The earlier career of Louis XIV seems to have been mainly influenced by his passion for personal renown; but he had always been a serious Catholic, and in his later life his interest in religion became a most important factor in his world. The Protestants of France had for wellnigh a century held their faith unmolested, safeguarded by that Edict of Nantes, which had been granted by Henry IV, a Catholic at least in name, and confirmed by Cardinal Richelieu, a Catholic by profession. Persuasive measures had indeed been frequently employed to win the deserters back to the ancient Church; but now under Louis's direction, a harsher course was attempted. The celebrated "dragonades" quartered a wild and licentious soldiery in Protestant localities, in the homes of Protestant house-owners, with special orders to make themselves offensive to their hosts. Under this grim discouragement Protestantism seemed dying out of France, and at last, in 1685, Louis, encouraged by success, took the final step and revoked the Edict of Nantes, commanding all his subjects to accept Catholicism, while at the same time forbidding any to leave the country. Huguenots who attempted flight were seized; many were slain. Externally at least, the reformed religion disappeared from France.[1]

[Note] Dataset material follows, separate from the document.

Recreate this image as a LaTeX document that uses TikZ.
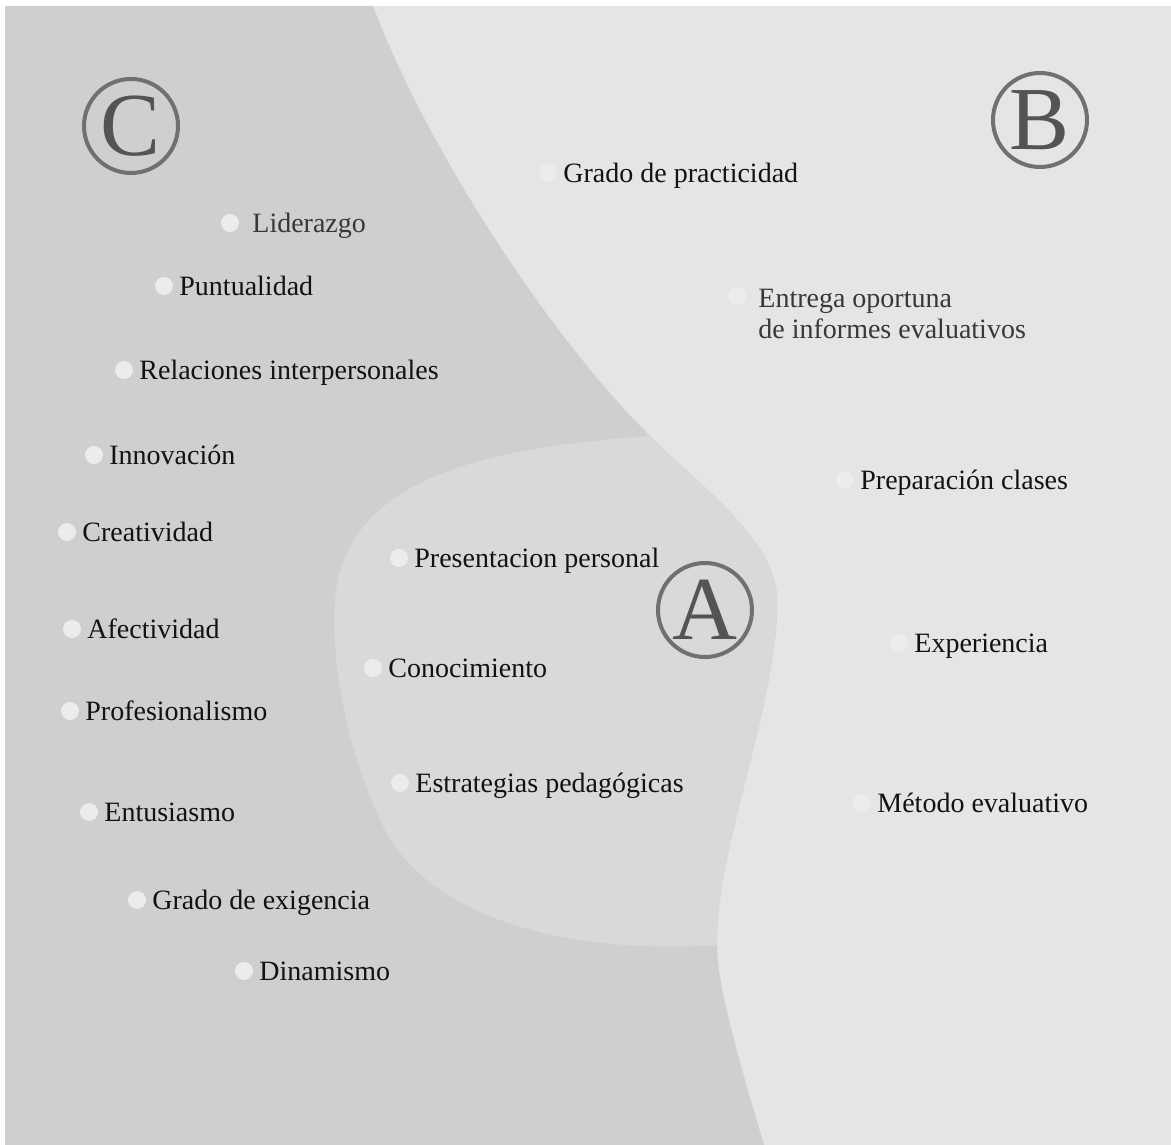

[Footnote 1: See Revocation of the Edict of Nantes, page 180.]

Of course, despite the edict restraining them, many Huguenots, the most earnest and vigorous of the sect, did escape by flight; and some hundred thousands of France's ablest citizens were thus lost to her forever. Large numbers found a welcome in neighboring Holland; the Great Elector stood forward and gave homes to a wandering host of the exiles. England received colonies of them; and even distant America was benefited by the numbers who sought her freer shores. No enemy to France in all the world but received a welcome accession to its strength against her.

In the same year that Protestant Europe was thus assailed and terrified by the reviving spectre of religious persecution, Charles II of England died and his brother James II succeeded him. Charles may have been Catholic at heart, but in name at least he had retained the English religion. James was openly Catholic. A hasty rebellion raised against him by his nephew, Monmouth, fell to pieces;[1] and James, having executed Monmouth and approved a cruel persecution of his followers, began to take serious steps toward forcing the whole land back to the ancient faith.

[Footnote 1: See Monmouth's Rebellion, page 172.]

So here was kingly absolutism coming to the aid of the old religious intolerance. The English people, however, had already killed one king in defence of their liberties; and their resolute opposition to James began to suggest that they might kill another. Many of the leading nobles appealed secretly to William of Orange for help. William was, as we have said, the centre of opposition to Louis, and that began to mean to Catholicism as well. Also, William had married a daughter of King James and had thus some claim to interfere in the family domains. And, most important of all, as chief ruler of Holland, William had an army at command. With a portion of that army he set sail late in 1688 and landed in England. Englishmen of all ranks flocked to join him. King James fled to France, and a Parliament, hastily assembled in 1689, declared him no longer king and placed William and his wife Mary on the throne as joint rulers.[2] Thus William had two countries instead of one to aid him in his life-long effort against Louis.

[Footnote 2: See The English Revolution: Flight of James II, page 200.]

Louis, indeed, accepted the accession of his enemy as a threat of war and, taking up the cause of the fugitive James, despatched him with French troops to Ireland, where his Catholic faith made the mass of the people his devoted adherents. There were, however, Protestant Irish as well, and these defied James and held his troops at bay in the siege of Londonderry, while King William hurried over to Ireland with an army. Father-in-law and son-in-law met in the battle of the Boyne, and James was defeated in war as he had been in diplomacy. He fled back to France, leaving his Catholic adherents to withstand William as best they might. Limerick, the Catholic stronghold, was twice besieged and only yielded when full religious freedom had been guaranteed. Irishmen to this day call it with bitterness "the city of the violated treaty."[1]

[Footnote 1: See Siege of Londonderry and the Battle of the Boyne, page 258.]

Meanwhile the strife between Louis and William had spread into another general European war. William had difficulties to encounter in his new kingdom. Its people cared little for his Continental aims and gave him little loyalty of service. In fact, peculation among public officials was so widespread that, despite large expenditures of money, England had only a most feeble, inefficient army in the field, and William was in black disgust against his new subjects. It was partly to aid the Government in its financial straits that the Bank of England was formed in 1694.[2]